- WHAT THE EXERCISE ASKS
Begin with the line that contains "Convert this chart to matplotlib code.", end with the line that contains "from matplotlib.patches import", and extract exactly that stretch of lines.

- EXERCISE MATERIAL
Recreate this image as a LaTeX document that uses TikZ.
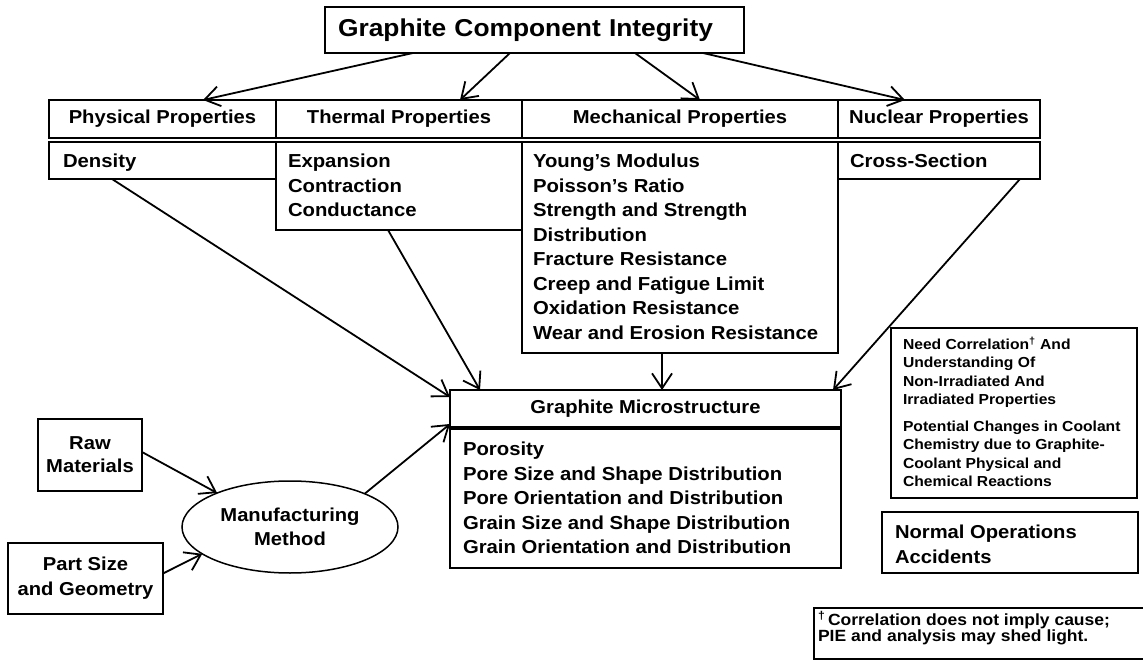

* * *

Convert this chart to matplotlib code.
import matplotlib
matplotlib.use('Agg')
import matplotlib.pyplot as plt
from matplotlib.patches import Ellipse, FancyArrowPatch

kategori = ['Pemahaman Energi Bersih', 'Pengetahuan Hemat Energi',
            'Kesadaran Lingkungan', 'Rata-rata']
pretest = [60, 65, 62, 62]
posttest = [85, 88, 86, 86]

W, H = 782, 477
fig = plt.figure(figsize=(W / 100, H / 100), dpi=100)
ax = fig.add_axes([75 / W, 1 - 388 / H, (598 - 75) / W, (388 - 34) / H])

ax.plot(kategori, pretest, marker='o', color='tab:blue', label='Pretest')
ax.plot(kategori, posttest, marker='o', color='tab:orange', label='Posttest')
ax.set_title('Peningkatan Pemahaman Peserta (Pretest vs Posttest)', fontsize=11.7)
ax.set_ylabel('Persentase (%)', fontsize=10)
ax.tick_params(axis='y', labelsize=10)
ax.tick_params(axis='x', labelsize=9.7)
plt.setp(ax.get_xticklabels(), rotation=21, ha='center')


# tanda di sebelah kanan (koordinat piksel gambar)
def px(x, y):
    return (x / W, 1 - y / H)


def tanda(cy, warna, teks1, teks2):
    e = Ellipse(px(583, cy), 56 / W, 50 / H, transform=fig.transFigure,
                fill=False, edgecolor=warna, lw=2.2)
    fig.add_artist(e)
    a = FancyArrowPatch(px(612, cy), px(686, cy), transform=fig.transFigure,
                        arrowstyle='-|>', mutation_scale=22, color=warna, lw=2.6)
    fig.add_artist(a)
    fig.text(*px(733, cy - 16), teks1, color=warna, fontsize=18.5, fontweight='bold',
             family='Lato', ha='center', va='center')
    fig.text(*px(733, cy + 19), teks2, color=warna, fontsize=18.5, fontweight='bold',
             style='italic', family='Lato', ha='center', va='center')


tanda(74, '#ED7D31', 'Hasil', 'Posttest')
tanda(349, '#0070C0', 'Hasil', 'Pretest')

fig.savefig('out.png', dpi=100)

...

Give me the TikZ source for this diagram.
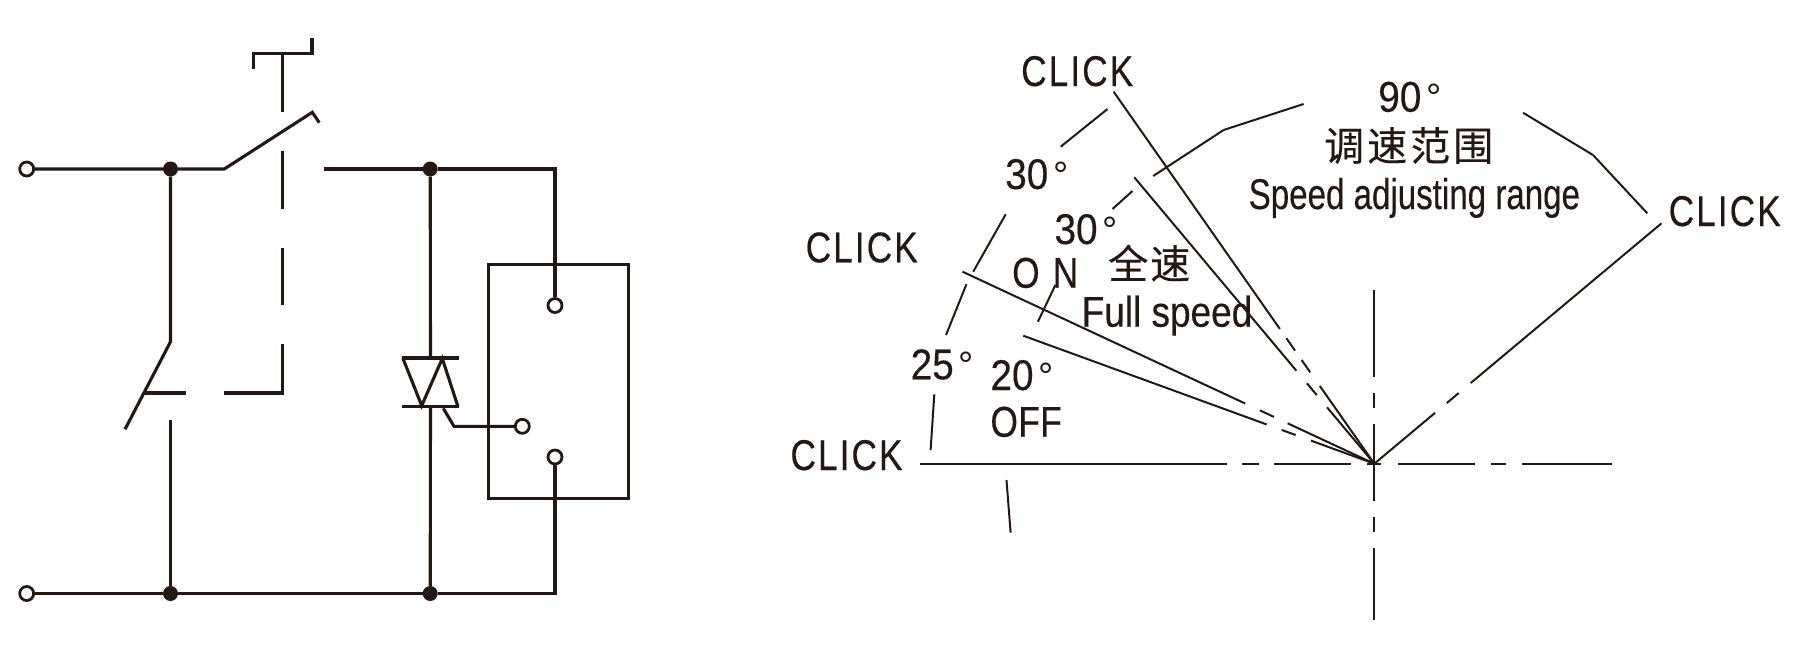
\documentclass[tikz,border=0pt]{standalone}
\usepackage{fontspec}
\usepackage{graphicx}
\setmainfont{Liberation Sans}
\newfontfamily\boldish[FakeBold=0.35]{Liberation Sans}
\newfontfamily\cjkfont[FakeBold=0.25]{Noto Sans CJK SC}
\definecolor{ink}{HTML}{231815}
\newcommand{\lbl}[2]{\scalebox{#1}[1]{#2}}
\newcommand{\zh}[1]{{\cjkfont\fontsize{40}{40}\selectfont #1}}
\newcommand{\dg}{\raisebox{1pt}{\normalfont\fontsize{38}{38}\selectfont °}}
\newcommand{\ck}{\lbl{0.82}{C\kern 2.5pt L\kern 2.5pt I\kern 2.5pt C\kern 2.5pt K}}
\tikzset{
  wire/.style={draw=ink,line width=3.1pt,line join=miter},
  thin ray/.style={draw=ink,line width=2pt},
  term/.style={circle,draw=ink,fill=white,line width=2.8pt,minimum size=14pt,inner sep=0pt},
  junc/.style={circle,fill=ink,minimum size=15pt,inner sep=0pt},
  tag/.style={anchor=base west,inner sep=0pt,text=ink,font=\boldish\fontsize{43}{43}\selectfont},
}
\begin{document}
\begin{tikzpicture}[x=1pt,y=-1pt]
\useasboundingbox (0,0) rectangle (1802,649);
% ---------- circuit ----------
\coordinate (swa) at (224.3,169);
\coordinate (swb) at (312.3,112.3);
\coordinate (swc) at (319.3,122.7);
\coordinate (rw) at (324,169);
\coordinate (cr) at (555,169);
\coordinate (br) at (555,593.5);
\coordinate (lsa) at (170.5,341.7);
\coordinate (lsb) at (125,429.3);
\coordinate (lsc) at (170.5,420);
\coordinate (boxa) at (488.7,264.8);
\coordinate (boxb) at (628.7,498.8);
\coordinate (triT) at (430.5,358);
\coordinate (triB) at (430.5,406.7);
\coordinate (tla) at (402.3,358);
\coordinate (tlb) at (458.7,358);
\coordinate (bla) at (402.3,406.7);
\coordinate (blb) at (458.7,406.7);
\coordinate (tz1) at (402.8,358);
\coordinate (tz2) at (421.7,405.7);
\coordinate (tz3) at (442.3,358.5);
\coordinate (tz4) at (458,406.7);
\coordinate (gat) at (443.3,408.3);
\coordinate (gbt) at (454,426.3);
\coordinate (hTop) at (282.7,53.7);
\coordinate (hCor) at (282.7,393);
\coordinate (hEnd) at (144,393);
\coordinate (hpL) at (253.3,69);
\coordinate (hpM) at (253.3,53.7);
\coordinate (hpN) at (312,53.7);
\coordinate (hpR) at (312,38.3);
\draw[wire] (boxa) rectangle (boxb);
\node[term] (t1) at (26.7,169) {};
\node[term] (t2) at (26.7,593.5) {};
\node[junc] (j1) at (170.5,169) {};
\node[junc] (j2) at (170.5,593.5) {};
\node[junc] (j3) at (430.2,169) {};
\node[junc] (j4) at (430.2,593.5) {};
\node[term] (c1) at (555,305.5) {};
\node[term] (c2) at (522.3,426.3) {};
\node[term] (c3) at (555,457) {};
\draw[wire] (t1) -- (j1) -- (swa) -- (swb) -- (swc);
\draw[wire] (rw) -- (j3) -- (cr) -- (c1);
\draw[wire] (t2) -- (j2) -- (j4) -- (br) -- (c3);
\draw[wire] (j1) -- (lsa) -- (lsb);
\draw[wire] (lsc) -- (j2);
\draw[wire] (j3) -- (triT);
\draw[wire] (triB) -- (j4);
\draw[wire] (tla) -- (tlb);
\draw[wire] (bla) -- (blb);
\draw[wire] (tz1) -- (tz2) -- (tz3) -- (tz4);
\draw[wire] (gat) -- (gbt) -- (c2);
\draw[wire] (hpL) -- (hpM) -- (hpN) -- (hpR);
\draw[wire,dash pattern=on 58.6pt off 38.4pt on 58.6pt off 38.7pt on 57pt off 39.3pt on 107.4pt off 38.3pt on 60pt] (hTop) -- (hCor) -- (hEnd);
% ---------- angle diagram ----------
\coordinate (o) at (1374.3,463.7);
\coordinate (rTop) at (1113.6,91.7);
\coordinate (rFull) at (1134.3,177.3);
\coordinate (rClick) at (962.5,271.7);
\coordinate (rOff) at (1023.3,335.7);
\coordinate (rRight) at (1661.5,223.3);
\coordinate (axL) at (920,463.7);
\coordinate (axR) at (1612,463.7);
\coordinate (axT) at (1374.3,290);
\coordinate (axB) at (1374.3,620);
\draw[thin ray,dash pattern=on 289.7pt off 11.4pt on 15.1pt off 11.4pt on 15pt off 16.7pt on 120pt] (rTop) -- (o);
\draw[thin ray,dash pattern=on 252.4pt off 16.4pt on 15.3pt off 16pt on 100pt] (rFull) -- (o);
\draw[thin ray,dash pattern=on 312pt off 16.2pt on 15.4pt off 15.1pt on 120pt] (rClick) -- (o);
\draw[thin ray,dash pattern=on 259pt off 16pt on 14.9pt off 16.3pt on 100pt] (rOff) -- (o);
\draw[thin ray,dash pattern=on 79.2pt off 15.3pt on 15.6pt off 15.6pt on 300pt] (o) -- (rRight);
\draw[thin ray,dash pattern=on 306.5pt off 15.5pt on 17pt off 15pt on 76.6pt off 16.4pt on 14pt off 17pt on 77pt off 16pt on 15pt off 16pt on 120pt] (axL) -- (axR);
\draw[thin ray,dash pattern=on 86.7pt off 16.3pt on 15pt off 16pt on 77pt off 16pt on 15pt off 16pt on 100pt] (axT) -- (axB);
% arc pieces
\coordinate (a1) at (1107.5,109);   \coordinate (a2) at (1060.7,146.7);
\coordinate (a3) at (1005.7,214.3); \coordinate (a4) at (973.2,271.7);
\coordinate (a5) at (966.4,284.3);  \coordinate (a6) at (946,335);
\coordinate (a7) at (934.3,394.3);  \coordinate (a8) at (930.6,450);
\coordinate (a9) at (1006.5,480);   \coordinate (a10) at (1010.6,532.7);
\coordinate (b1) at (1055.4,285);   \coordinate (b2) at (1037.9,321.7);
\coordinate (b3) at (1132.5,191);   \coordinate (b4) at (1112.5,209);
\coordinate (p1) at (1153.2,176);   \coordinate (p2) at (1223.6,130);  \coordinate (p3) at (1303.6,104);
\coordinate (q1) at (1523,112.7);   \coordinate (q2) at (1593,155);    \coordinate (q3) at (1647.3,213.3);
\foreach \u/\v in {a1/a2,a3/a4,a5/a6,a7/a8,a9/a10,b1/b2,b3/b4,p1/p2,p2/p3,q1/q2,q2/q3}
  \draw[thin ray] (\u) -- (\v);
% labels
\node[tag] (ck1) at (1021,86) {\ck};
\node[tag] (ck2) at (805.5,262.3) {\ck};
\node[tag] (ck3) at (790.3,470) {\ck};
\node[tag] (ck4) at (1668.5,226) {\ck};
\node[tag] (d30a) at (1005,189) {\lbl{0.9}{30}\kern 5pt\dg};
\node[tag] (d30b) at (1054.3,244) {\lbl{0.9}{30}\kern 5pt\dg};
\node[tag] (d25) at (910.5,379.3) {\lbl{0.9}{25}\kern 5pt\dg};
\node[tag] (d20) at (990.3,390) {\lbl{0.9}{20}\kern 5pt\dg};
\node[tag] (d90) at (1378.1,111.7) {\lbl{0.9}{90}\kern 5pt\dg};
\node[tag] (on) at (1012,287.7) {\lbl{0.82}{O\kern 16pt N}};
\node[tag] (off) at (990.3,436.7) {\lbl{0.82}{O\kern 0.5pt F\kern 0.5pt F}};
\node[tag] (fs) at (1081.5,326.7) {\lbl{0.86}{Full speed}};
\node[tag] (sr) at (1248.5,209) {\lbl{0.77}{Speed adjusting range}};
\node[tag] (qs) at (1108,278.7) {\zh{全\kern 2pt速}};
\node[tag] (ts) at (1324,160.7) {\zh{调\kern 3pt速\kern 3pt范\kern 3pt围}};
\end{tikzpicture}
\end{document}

- TASK RESULT
Convert this chart to matplotlib code.
import matplotlib
matplotlib.use('Agg')
import matplotlib.pyplot as plt
from matplotlib.patches import Ellipse, FancyArrowPatch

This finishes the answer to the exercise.